A apimentar ainda mais este caso está o facto de o ex-diretor-geral de Recursos da Defesa (um dos cargos mais poderosos do ministério) ser dirigente do CDS (é presidente do Conselho Nacional de Jurisdição) e de ter sido substituído pelo jurista Vasco Hilário que era "técnico especialista" no Gabinete de Seguro Sanches.

Entre os centristas próximos de Alberto Coelho, que não quis falar ao DN, ganha lugar a tese segundo a qual o secretário de Estado preparou o caminho para o seu adjunto, próximo do PS, ganhar aquela cadeira de poder.

Alberto Coelho, garante uma dessas fontes que acompanhou o processo, "nem sequer foi ouvido diretamente na auditoria da IGDN, tal como não foram ouvidos o responsável do Exército, que comandou as obras, nem a secretaria-geral do ministério, que autorizou os pagamentos, sem que tivessem identificado qualquer irregularidade".

A decisão de Cravinho, contraditória com as suspeitas levantadas da auditoria do próprio ministério e com a convicção de Seguro Sanches, é interpretada, pelos defensores de Alberto Coelho, como um "sinal claro de que foi pressionado" pelo secretário de Estado "e que está agora a tentar corrigir".

Num despacho enviado, em julho ao ministro em julho de 2020, a que o DN teve também acesso, Seguro elencou um vasto conjunto de procedimentos sobre esta empreitada que lhe suscitavam suspeitas, "questões não esclarecidas, "informação incompleta", dando nota da dificuldade em obter informações do então diretor da DGRN.

Segundo a TSF, na auditoria, é referido que Alberto Coelho, ainda DGRDN, alegou que "os procedimentos administrativos foram validados previamente pela Secretaria-Geral do Ministério da Defesa Nacional ao abrigo de uma alínea do Decreto-Lei 10-A/2020".

A alínea em causa diz que "os pedidos de autorização da tutela financeira e setorial, quando exigíveis por lei, consideram-se tacitamente deferidos, na ausência de pronúncia, logo que decorridas 24 horas após remessa, por via eletrónica, à respetiva entidade pública com competência para os autorizar".

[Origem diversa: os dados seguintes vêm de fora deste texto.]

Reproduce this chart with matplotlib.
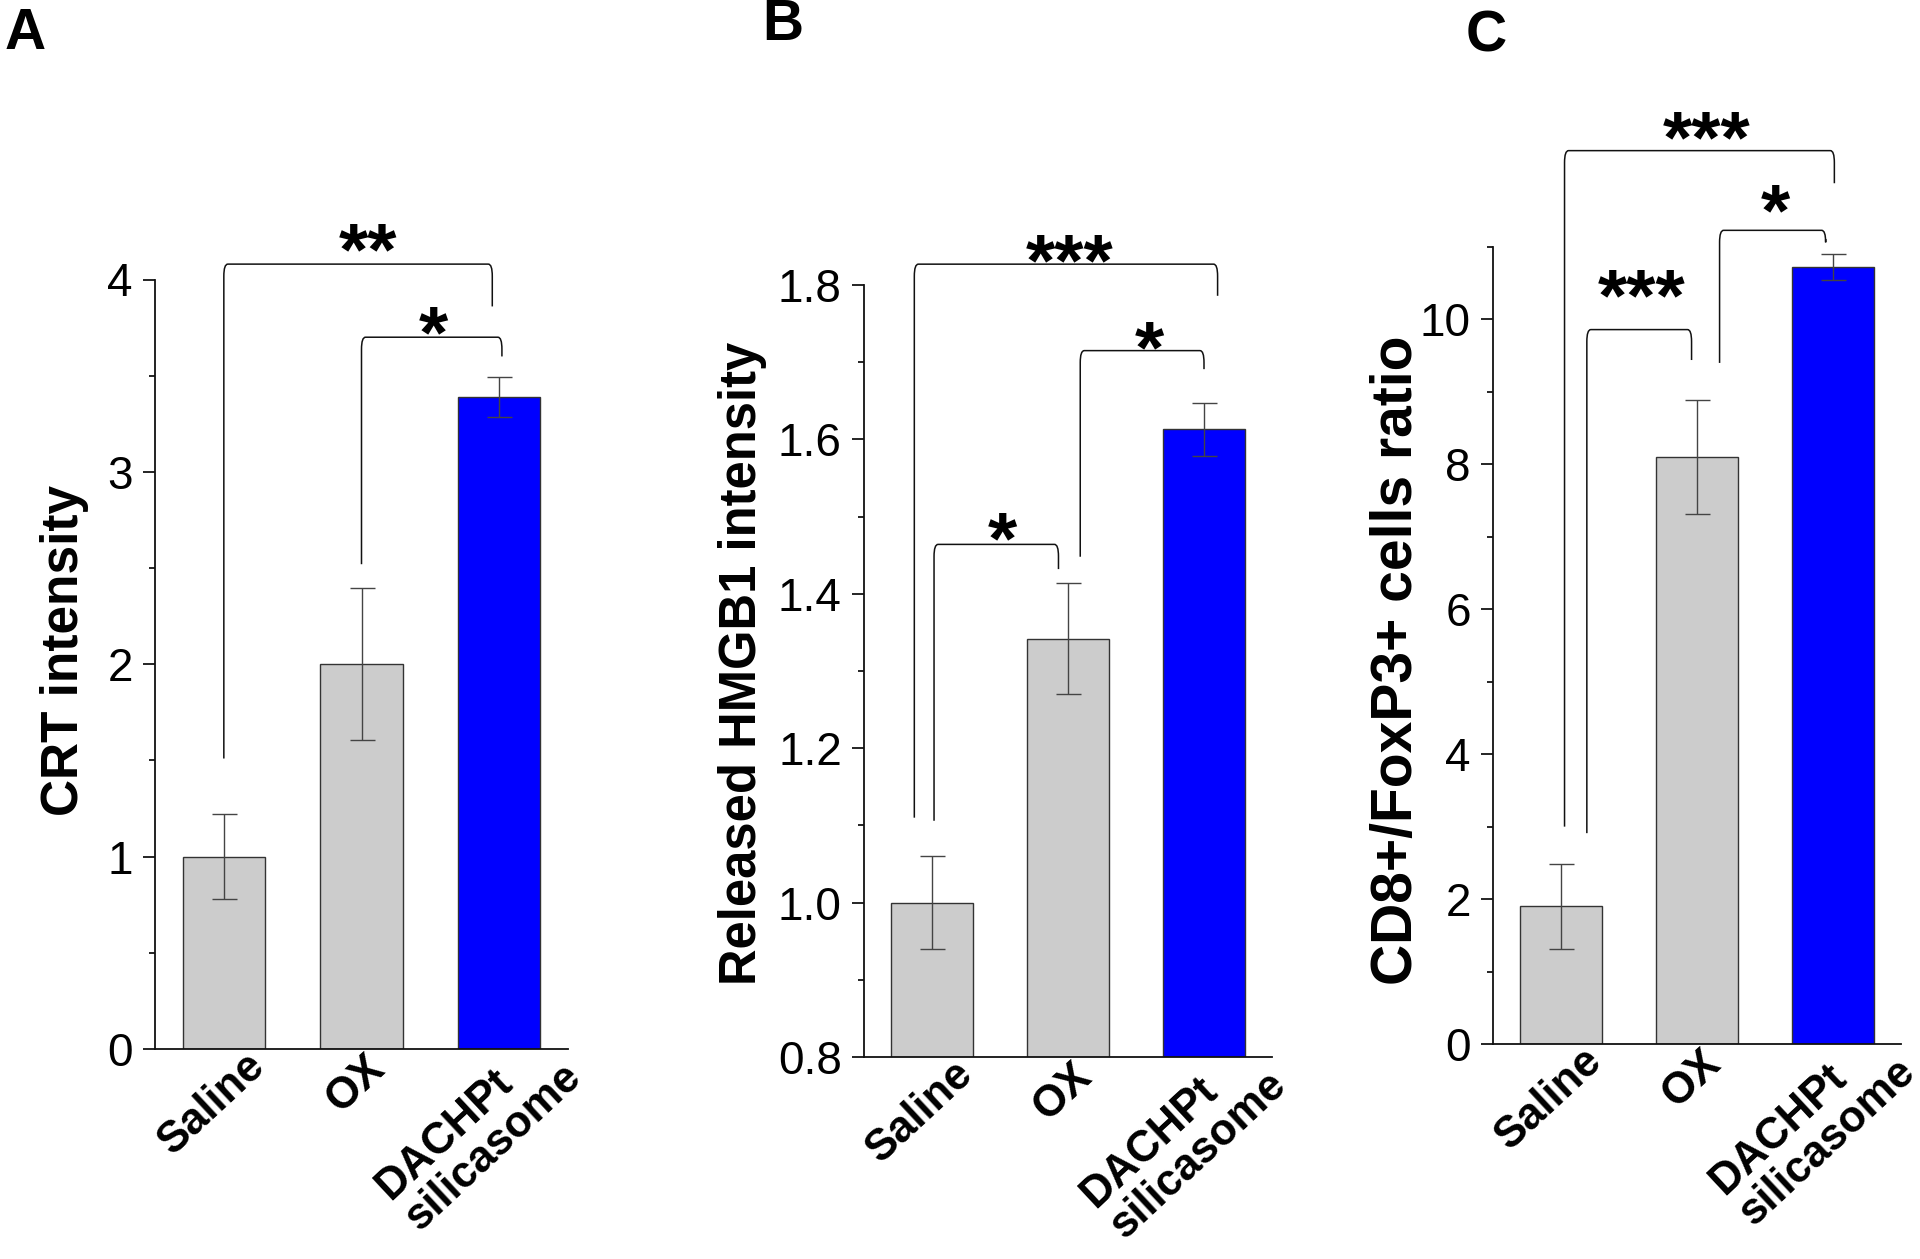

No contraditório pedido pela Inspeção-Geral, Alberto Coelho nota que informou o ministro numa apresentação presencial sobre o início do procedimento e autorização para a realização de despesa, tendo recebido permissão da parte do ministro que num despacho de 20 de março de 2020 dava indicação para "avançar a todo o gás".

Mas a Inspeção entendeu que tem de haver um pedido formal de autorização de despesa e que "o avançar a todo o gás" presente no despacho é "uma mera orientação, não contendo as autorizações e as delegações de competências alegadas por aquela Direção-Geral".

Ao DN, quando confrontado com as informações contidas no memorando, que indicavam que Alberto Coelho tinha mesmo solicitado a respetiva autorização para despesas extra, a pedido do Exército, o Gabinete de João Cravinho refutou. "Não foram autorizados nem tão-pouco propostos ao governo trabalhos extra do Exército", declarou fonte oficial.

Resta ainda saber se o imóvel, em que foram investidos mais de três milhões de euros, será, tal como afirmou o Ministro, um investimento "que não se perde" e que vantagens trará ao Estado / Forças Armadas a sua anunciada cedência, por 50 anos, à Câmara Municipal de Lisboa e à Santa Casa da Misericórdia.

De acordo com a auditoria, as verbas despendidas saíram do orçamento da Lei para as Infraestruturas Militares (LIM)."Foi referido que o pagamento pela LIM ocorreu porque não havia orçamento de Estado disponível e que essa era a única fonte de financiamento disponível", lê-se no relatório, assinalando que estas despesas não podem ser afetas a esta lei.